On August 16th the U.S. Secretary of State, Mike Pompeo announced his intention to go forth with the creation of the Iran Action Group. The announcement follows President Trump’s decision this past May to withdraw from the Iran Nuclear Deal and comes paired with strong economic sanctions against Iran and its trade partners. Pompeo stated that the group will be “directing, reviewing, and coordinating all aspects of the State Department’s Iran related activity” and will report directly to him. By his side, Pompeo has enlisted Brian Hook, formerly the Policy Planning Chief of the Trump administration, as the Director of the group. With Hook’s guidance, the group hopes to be a catalyst in changing Iranian policies going forward.
Earlier this month, on August 6th, President Trump released a statement following economic sanctions set forth against Iran, stating that “all nations [should] take such steps to make clear that the Iranian regime faces a choice: either change its threatening, destabilizing behavior and reintegrate with the global economy, or continue down a path of economic isolation.” The new director of the Iran Action Group, Brian Hook seems to share the same belief as the President, according to the Washington Post, stating that he would keep the door open for talks with Iran, but made clear that the U.S. efforts to isolate Iran economically and diplomatically will not come to an end until its leadership changes policies.
Time will only tell whether the Iran Action Group will bring change in Iranian policies, however. Many have questioned if its tactics will bring forth problems for regular Iranian citizens. The Foreign Minister Mohammad Javad Zarif of Iran shares this worry, according to the New York Times, saying that the sanctions may endanger ordinary Iranians. Of course, international policy tends to be a balancing act and the question now remains how much pressure will the Iran Action Group put on the Iranian government and if it will produce the result that the Trump administration hopes it will bring: peace.
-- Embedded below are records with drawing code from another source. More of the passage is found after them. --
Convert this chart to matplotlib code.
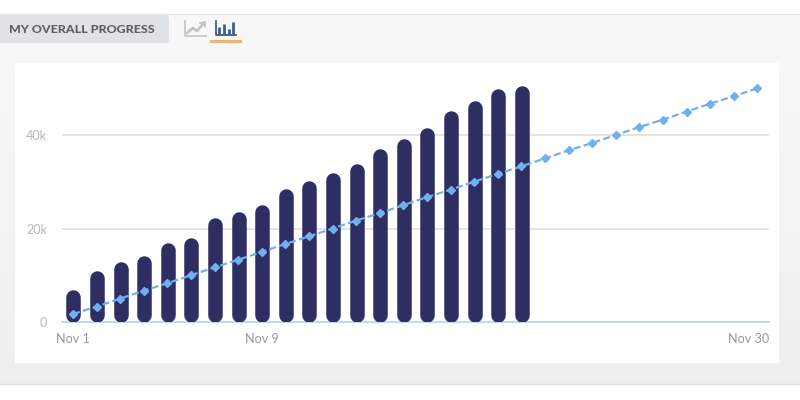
import numpy as np
import matplotlib.pyplot as plt
import matplotlib.transforms as mtrans
from matplotlib.patches import Rectangle, FancyBboxPatch

plt.rcParams['font.family'] = ['Lato', 'DejaVu Sans']

days = list(range(1, 31))
bar_days = days[:20]
# daily totals
bar_values = [7000, 10900, 12800, 14100, 16900, 18000, 22200, 23500, 25000, 28400,
              30200, 31900, 33800, 37000, 39100, 41500, 45100, 47300, 50000, 50500]
# dashed target line
line_values = [1700, 3300, 5000, 6700, 8300, 10000, 11700, 13300, 15000, 16700,
               18300, 20000, 21700, 23300, 25000, 26700, 28300, 30000, 31700, 33300,
               35000, 36700, 38300, 40000, 41700, 43300, 45000, 46700, 48300, 50000]
y_ticks = [0, 20000, 40000]
y_labels = ['0', '20k', '40k']
x_ticks = [1, 9, 30]
x_labels = ['Nov 1', 'Nov 9', 'Nov 30']

W, H = 800, 400
px = 0.72  # points per pixel at dpi 100

fig = plt.figure(figsize=(W / 100, H / 100), dpi=100, facecolor='white')

# page background, in pixel coordinates
bg = fig.add_axes([0, 0, 1, 1])
bg.axis('off')
bg.imshow(np.linspace(0.97, 0.935, 64).reshape(-1, 1), cmap='gray', vmin=0, vmax=1,
          extent=(0, W, 384, 14), aspect='auto', zorder=0)
bg.set_xlim(0, W)
bg.set_ylim(H, 0)
bg.plot([0, W], [14, 14], color='#e8e8e8', lw=1)
bg.plot([0, W], [384, 384], color='#e2e2e2', lw=1)
bg.add_patch(Rectangle((15, 63), 764, 300, fc='white', ec='none'))
bg.add_patch(FancyBboxPatch((-10, 15), 179, 28, boxstyle='round,pad=0,rounding_size=4',
                            fc='#dfe3e6', ec='none'))
bg.text(9, 29.5, 'MY OVERALL PROGRESS', fontsize=12.45 * px, fontweight='black',
        color='#5f5f63', va='center', ha='left')

# line icon
bg.plot([185, 185, 206], [21, 36, 36], color='#c4c4c4', lw=1.2)
bg.plot([187, 193, 197, 204], [33, 28, 31, 23], color='#c4c4c4', lw=2)
bg.plot([200, 205, 205], [23, 22, 27], color='#c4c4c4', lw=1.2)
# bar icon
bg.plot([216, 216, 236], [21, 35, 35], color='#3c4a78', lw=1.2)
for ix, iy in zip([219, 224, 229, 233], [27, 24, 29, 22]):
    bg.plot([ix, ix], [iy, 34], color='#3c5f96', lw=2, solid_capstyle='butt')
bg.add_patch(Rectangle((210, 40), 32, 3, fc='#efb273', ec='none'))

# chart axes, pixel positions from the reference
left, right, top, bottom = 62, 769, 63, 322
ax = fig.add_axes([left / W, 1 - bottom / H, (right - left) / W, (bottom - top) / H])
ax.patch.set_alpha(0)
day_px = 23.6
val_px = 4.675 / 1000
ax.set_xlim(1 - (73 - left) / day_px, 1 + (right - 73) / day_px)
ax.set_ylim(0, (bottom - top) / val_px)

for s in ['top', 'left', 'right']:
    ax.spines[s].set_visible(False)
ax.spines['bottom'].set_color('#ccd3ee')
ax.spines['bottom'].set_linewidth(2 * px)

ax.yaxis.grid(True, color='#e4e4e4', lw=2 * px)
ax.set_axisbelow(True)

# bars with round ends, thick capped lines
bar_w = 14.5
r = (bar_w / 2) / val_px
ax.vlines([d + 0.02 for d in bar_days], r, [v - r for v in bar_values], color='#2f2e63',
          lw=bar_w * px, capstyle='round', zorder=3)
ax.plot(days, line_values, color='#70b0ee', lw=2.2 * px, ls=(0, (3.2, 1.5)),
        marker='D', ms=5.5 * px, mfc='#70b0ee', mec='#70b0ee', zorder=4)

ax.set_yticks(y_ticks)
ax.set_yticklabels(y_labels, fontsize=12.6 * px, color='#b9b9b9')
ax.set_xticks(x_ticks)
ax.set_xticklabels(x_labels, fontsize=12.6 * px, color='#999999')
ax.tick_params(axis='both', length=0)
ax.tick_params(axis='y', pad=15 * px)
ax.tick_params(axis='x', pad=11 * px)

# last label sits flush with the right end of the axis
last = ax.get_xticklabels()[-1]
last.set_ha('right')
last.set_transform(last.get_transform() + mtrans.ScaledTranslation(11.5 / 100, 0, fig.dpi_scale_trans))

fig.savefig('out.png', dpi=100, facecolor='white')
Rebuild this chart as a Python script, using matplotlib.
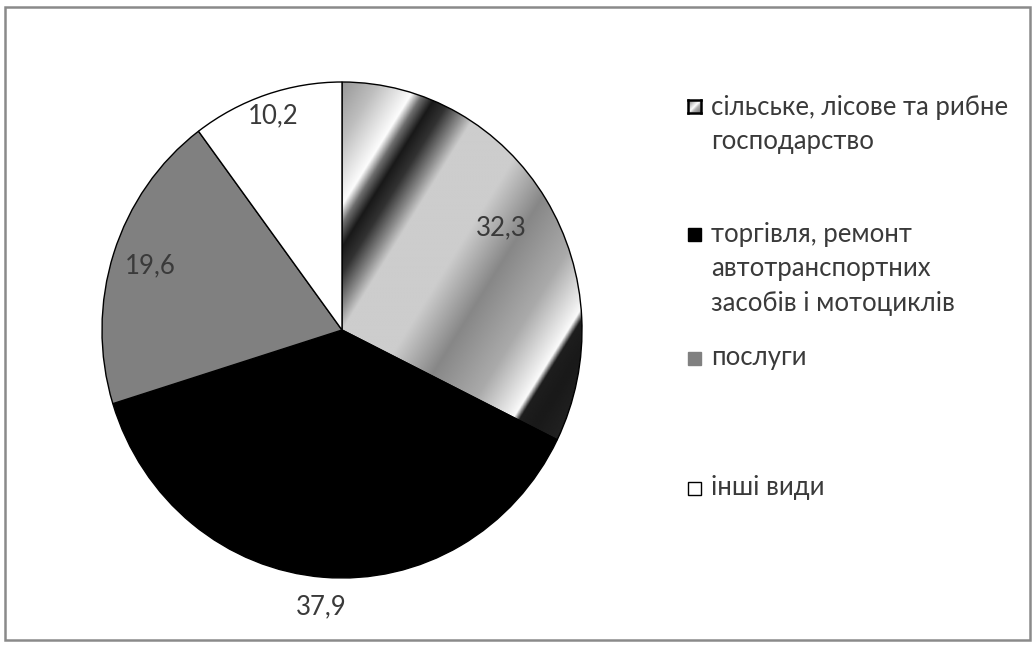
import numpy as np
import matplotlib.pyplot as plt
from matplotlib.patches import Rectangle

# sector shares, %
labels = ["сільське, лісове та рибне\nгосподарство",
          "торгівля, ремонт\nавтотранспортних\nзасобів і мотоциклів",
          "послуги",
          "інші види"]
values = [32.3, 37.9, 19.6, 10.2]
colors = ["none", "#000000", "#808080", "#ffffff"]

plt.rcParams['font.family'] = ['Lato', 'DejaVu Sans']
txt_color = "#3a3a3a"

W, H = 1036, 648
fig = plt.figure(figsize=(W / 100, H / 100), dpi=100)

# outer frame
fig.add_artist(Rectangle((5 / W, 8 / H), 1025 / W, 633 / H, transform=fig.transFigure,
                         fill=False, edgecolor="#8a8a8a", linewidth=1.8))

# pie axes (slightly elliptical, like the original)
cx, cy, rx, ry = 342, 330, 240, 248
ax = fig.add_axes([(cx - rx) / W, (H - cy - ry) / H, 2 * rx / W, 2 * ry / H])
wedges, _ = ax.pie(values, colors=colors, startangle=90, counterclock=False,
                   wedgeprops=dict(edgecolor="black", linewidth=1.0))
ax.set_aspect('auto')
ax.set_xlim(-1, 1)
ax.set_ylim(-1, 1)
ax.axis('off')

# diagonal gradient fill for the first sector
xs = np.linspace(0, 1, 400)
ys = np.linspace(1, -0.6, 640)
X, Y = np.meshgrid(xs, ys)
s = 0.849 * X * rx - 0.528 * Y * ry
prof_s = [-140, -100, -66, -56, -44, -30, -12, 0, 55, 100, 150, 185, 192, 198, 215, 260]
prof_v = [140, 190, 252, 110, 25, 50, 140, 205, 205, 135, 170, 235, 250, 30, 25, 40]
img = np.interp(s, prof_s, prof_v) / 255.0
im = ax.imshow(img, cmap='gray', vmin=0, vmax=1, extent=[0, 1, -0.6, 1],
               aspect='auto', zorder=0.5, interpolation='bilinear')
im.set_clip_path(wedges[0])
wedges[0].set_zorder(1)

# data labels
label_r = [0.78, 1.12, 0.84, 0.91]
start = 90.0
for v, r in zip(values, label_r):
    mid = np.deg2rad(start - v * 3.6 / 2)
    start -= v * 3.6
    ax.text(r * np.cos(mid), r * np.sin(mid), f"{v:.1f}".replace(".", ","),
            ha='center', va='center', fontsize=18.5, color=txt_color, zorder=5)

# legend
leg_y = [107, 234, 358, 488]
line_h = 34.5
for i, (lab, y) in enumerate(zip(labels, leg_y)):
    for j, line in enumerate(lab.split("\n")):
        fig.text(711 / W, 1 - (y + j * line_h) / H, line, ha='left', va='center',
                 fontsize=18.5, color=txt_color)
    if i == 0:
        lax = fig.add_axes([688 / W, 1 - (y + 6) / H, 13 / W, 13 / H])
        g = np.linspace(0, 1, 20)
        GX, GY = np.meshgrid(g, g)
        d = GX + GY
        lax.imshow(np.interp(d, [0, 0.7, 1.0, 1.3, 2], [0.45, 0.85, 1.0, 0.7, 0.45]),
                   cmap='gray', vmin=0, vmax=1, extent=[0, 1, 0, 1], aspect='auto')
        lax.set_xticks([])
        lax.set_yticks([])
        for sp in lax.spines.values():
            sp.set_linewidth(1.8)
    else:
        fig.add_artist(Rectangle((688 / W, 1 - (y + 7) / H), 13 / W, 13 / H,
                                 transform=fig.transFigure, facecolor=colors[i],
                                 edgecolor="black" if i != 2 else "#808080", linewidth=1.0))

fig.savefig("out.png", dpi=100)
Like President Trump recently stated in a tweet on August 7th, “I am asking for WORLD PEACE, nothing less!”
The push to create a group with a specialized focus only on Iran came from President Trump’s decision back in May to pull the United States out of the Iran Nuclear Deal, a deal which President Obama signed in 2015. Many other nations, such as Britain, France, and Germany, also signed the treaty in hopes that the agreement would create a greater assurance of their national security. Despite many of these nations continuing to hold the same belief they had when they signed the deal, many European companies are changing their trade policies and even cutting off trade with Iran completely. For example, according to Daimler, the German maker of Mercedes-Benz cars and trucks, “[they] have suspended [their] activities with Iran, which were anyway very limited, until further notice according to applicable sanctions.” These sanctions, according to the New York Times, “ban any transactions with Iran involving United States dollar bank notes, gold, precious metals, aluminum, steel, commercial passenger aircraft and coal, and they end imports into the United States of Iranian carpets and foodstuffs.”
Understandably, many are concerned that the immense pressure that the Iran Action Group plans to put forth on Iran could create more damage to the Iranian economic system and on regular Iranian citizens’ everyday lives, rather than pushing the Iranian government to bring forth policy changes in favor of national security and peace. However, it still remains that the Iran Action Group may be able to apply just enough pressure to allow for policy change to ensue.